• _RECORDED INFORMATION_:
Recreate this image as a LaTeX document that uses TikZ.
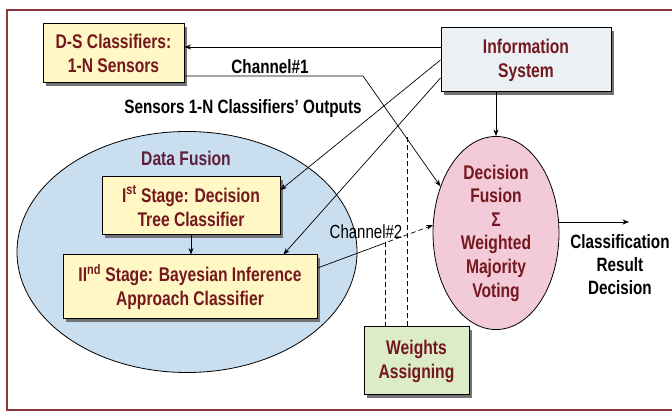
\documentclass[tikz,border=0pt]{standalone}
\usepackage{fontspec}
\setmainfont{Liberation Sans}[FakeStretch=0.79]
\usetikzlibrary{arrows.meta,shapes.geometric,shadows,calc}
\definecolor{txtred}{HTML}{74181E}
\definecolor{dfred}{HTML}{5E1F3C}
\definecolor{yellowbox}{HTML}{FFF7C4}
\definecolor{greybox}{HTML}{EAF0F4}
\definecolor{greenbox}{HTML}{DCEBC8}
\definecolor{blueell}{HTML}{C9DFF0}
\definecolor{pinkell}{HTML}{F3CAD8}
\definecolor{framecol}{HTML}{8A3A3A}
\begin{document}
\begin{tikzpicture}[x=1pt,y=-1pt,
  boxtext/.style={font=\bfseries\fontsize{19.8}{24}\selectfont,text=txtred,align=center},
  labtext/.style={font=\bfseries\fontsize{19.3}{23}\selectfont,text=black,align=center},
  shad/.style={drop shadow={shadow xshift=3pt,shadow yshift=-3pt,fill=black!55,opacity=1}},
  boxnode/.style={draw=black,line width=1pt,shad,inner sep=2pt,boxtext},
  arr/.style={-{Stealth[length=6.5pt,width=5pt]},line width=0.7pt},
  plainline/.style={line width=0.7pt},
  dashline/.style={line width=0.7pt,dash pattern=on 5pt off 3pt}
]
\useasboundingbox (0,0) rectangle (672,419);
\clip (0,0) rectangle (672,419);
\fill[white] (0,0) rectangle (672,419);
\draw[framecol,line width=1.2pt] (7,10) rectangle (700,410);

% ellipses
\node[ellipse,draw=black,line width=0.8pt,fill=blueell,minimum width=340,minimum height=241,inner sep=0pt] (df) at (187,252) {};
\node[ellipse,draw=black,line width=0.8pt,fill=pinkell,minimum width=126,minimum height=188,inner sep=0pt,boxtext,font=\bfseries\fontsize{19.8}{23.6}\selectfont] (fusion) at (496,233) {Decision\\Fusion\\Σ\\Weighted\\Majority\\Voting};

% boxes
\node[boxnode,fill=yellowbox,minimum width=141,minimum height=59] (ds) at (113.5,53.5) {D-S Classifiers:\\1-N Sensors};
\node[boxnode,fill=greybox,minimum width=170,minimum height=64] (info) at (526,60) {Information\\System};
\node[boxnode,fill=yellowbox,minimum width=178,minimum height=58] (st1) at (191,206) {I\textsuperscript{st} Stage: Decision\\Tree Classifier};
\node[boxnode,fill=yellowbox,minimum width=254,minimum height=64] (st2) at (190,287) {II\textsuperscript{nd} Stage: Bayesian Inference\\Approach Classifier};
\node[boxnode,fill=greenbox,minimum width=105,minimum height=68] (wa) at (416.5,361) {Weights\\Assigning};

% labels
\node[boxtext,text=dfred] (dflab) at (186,158) {Data Fusion};
\node[labtext] (ch1lab) at (270,67) {Channel\#1};
\node[labtext] (senslab) at (243,109) {Sensors 1-N Classifiers' Outputs};
\node[font=\fontsize{19}{23}\selectfont,text=black] (ch2lab) at (366,232) {Channel\#2};
\node[labtext] (outlab) at (620,265) {Classification\\Result\\Decision};

% connectors
\draw[arr] ([yshift=13pt]info.west) -- ([yshift=13pt]info.west -| ds.east);
\coordinate (c1) at (363,76);
\draw[arr] ([yshift=-22.5pt]ds.east) -- (c1) -- (fusion.140);
\draw[arr] (info.west) -- ([yshift=16pt]st1.east);
\draw[arr] ([yshift=-18pt]info.west) -- ([xshift=-34pt]st2.north east);
\draw[arr] (fusion.north |- info.south) -- (fusion.north);
\draw[arr] (st1.south) -- (st1.south |- st2.north);
\coordinate (c2a) at ([yshift=19pt]st2.east);
\coordinate (c2m) at ($(c2a)!0.55!(fusion.173)$);
\draw[plainline] (c2a) -- (c2m);
\draw[arr,dash pattern=on 5pt off 3pt] (c2m) -- (fusion.173);
\coordinate (out) at (629,222);
\draw[arr] ([yshift=11pt]fusion.east) -- (out);
\coordinate (d1) at (407,137.5);
\coordinate (d2) at (385,241.6);
\draw[dashline] (d1) -- (d1 |- wa.north);
\draw[dashline] (d2) -- (d2 |- wa.north);
\end{tikzpicture}
\end{document}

• _INSTRUCTION_:
Each line from the top of the material through the line containing "width=105,minimum height=68] (wa)" should be reproduced exactly; please drop any images.

• _SOLVED EXERCISE_:
Recreate this image as a LaTeX document that uses TikZ.
\documentclass[tikz,border=0pt]{standalone}
\usepackage{fontspec}
\setmainfont{Liberation Sans}[FakeStretch=0.79]
\usetikzlibrary{arrows.meta,shapes.geometric,shadows,calc}
\definecolor{txtred}{HTML}{74181E}
\definecolor{dfred}{HTML}{5E1F3C}
\definecolor{yellowbox}{HTML}{FFF7C4}
\definecolor{greybox}{HTML}{EAF0F4}
\definecolor{greenbox}{HTML}{DCEBC8}
\definecolor{blueell}{HTML}{C9DFF0}
\definecolor{pinkell}{HTML}{F3CAD8}
\definecolor{framecol}{HTML}{8A3A3A}
\begin{document}
\begin{tikzpicture}[x=1pt,y=-1pt,
  boxtext/.style={font=\bfseries\fontsize{19.8}{24}\selectfont,text=txtred,align=center},
  labtext/.style={font=\bfseries\fontsize{19.3}{23}\selectfont,text=black,align=center},
  shad/.style={drop shadow={shadow xshift=3pt,shadow yshift=-3pt,fill=black!55,opacity=1}},
  boxnode/.style={draw=black,line width=1pt,shad,inner sep=2pt,boxtext},
  arr/.style={-{Stealth[length=6.5pt,width=5pt]},line width=0.7pt},
  plainline/.style={line width=0.7pt},
  dashline/.style={line width=0.7pt,dash pattern=on 5pt off 3pt}
]
\useasboundingbox (0,0) rectangle (672,419);
\clip (0,0) rectangle (672,419);
\fill[white] (0,0) rectangle (672,419);
\draw[framecol,line width=1.2pt] (7,10) rectangle (700,410);

% ellipses
\node[ellipse,draw=black,line width=0.8pt,fill=blueell,minimum width=340,minimum height=241,inner sep=0pt] (df) at (187,252) {};
\node[ellipse,draw=black,line width=0.8pt,fill=pinkell,minimum width=126,minimum height=188,inner sep=0pt,boxtext,font=\bfseries\fontsize{19.8}{23.6}\selectfont] (fusion) at (496,233) {Decision\\Fusion\\Σ\\Weighted\\Majority\\Voting};

% boxes
\node[boxnode,fill=yellowbox,minimum width=141,minimum height=59] (ds) at (113.5,53.5) {D-S Classifiers:\\1-N Sensors};
\node[boxnode,fill=greybox,minimum width=170,minimum height=64] (info) at (526,60) {Information\\System};
\node[boxnode,fill=yellowbox,minimum width=178,minimum height=58] (st1) at (191,206) {I\textsuperscript{st} Stage: Decision\\Tree Classifier};
\node[boxnode,fill=yellowbox,minimum width=254,minimum height=64] (st2) at (190,287) {II\textsuperscript{nd} Stage: Bayesian Inference\\Approach Classifier};
\node[boxnode,fill=greenbox,minimum width=105,minimum height=68] (wa) at (416.5,361) {Weights\\Assigning};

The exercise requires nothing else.